Untuk alasan yang terakhir, Bhima menuturkan, modus yang kerap dipakai adalah order fiktif. Jadi, mitra pengemudi yang ada di suatu wilayah selalu mendapatkan order yang tak jelas atau dengan penumpang yang sulit dihubungi.

"Kalau terjadi terus menerus, tentu wilayah itu akan ditinggal sejumlah mitra pengemudi. Akibatnya, persaingan di tempat tersebut akan semakin sedikit. Hal ini tentu akan menimbulkan persaingan tidak sehat," ujar Bhima.

Lantas, mengapa masalah ini sepertinya belum mendapat perhatian serius dari penyedia layanan?

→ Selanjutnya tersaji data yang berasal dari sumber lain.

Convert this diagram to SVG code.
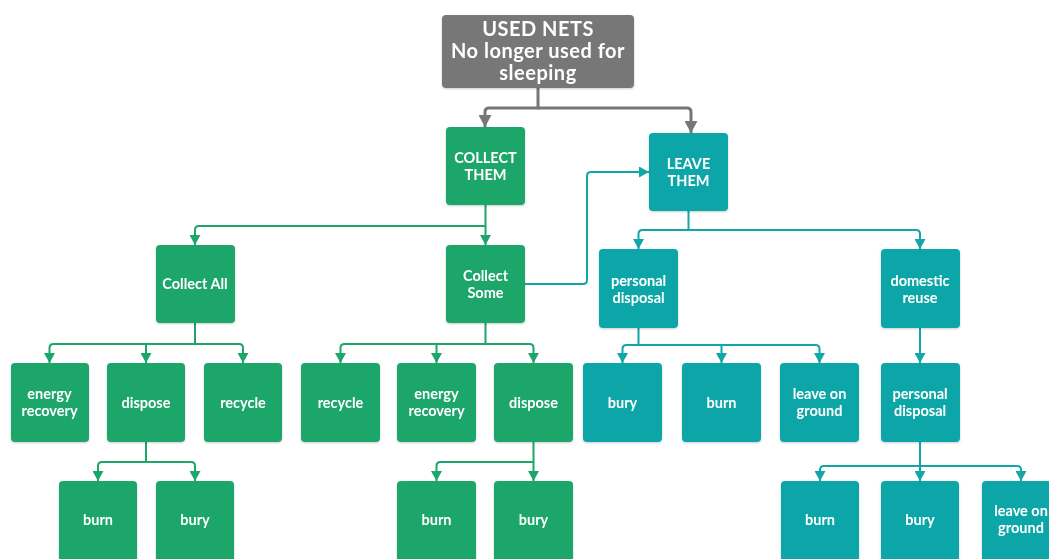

Perwakilan dari Masyarakat Transportasi Indonesia, Muslih Zaenal Asikin, memperkirakan kasus semacam ini belum sepenuhnya mengganggu operasional perusahaan, sehingga solusi yang ditawarkan belum menyeluruh.

"Saya rasa (masalah) ini belum sampai tulang (perusahaan), jadi ancamannya masih belum benar-benar diselesaikan. Untuk sekarang, masalah ini masih sebatas daging saja (atau belum benar-benar dianggap mengancam perusahaan)," ujar Muslih.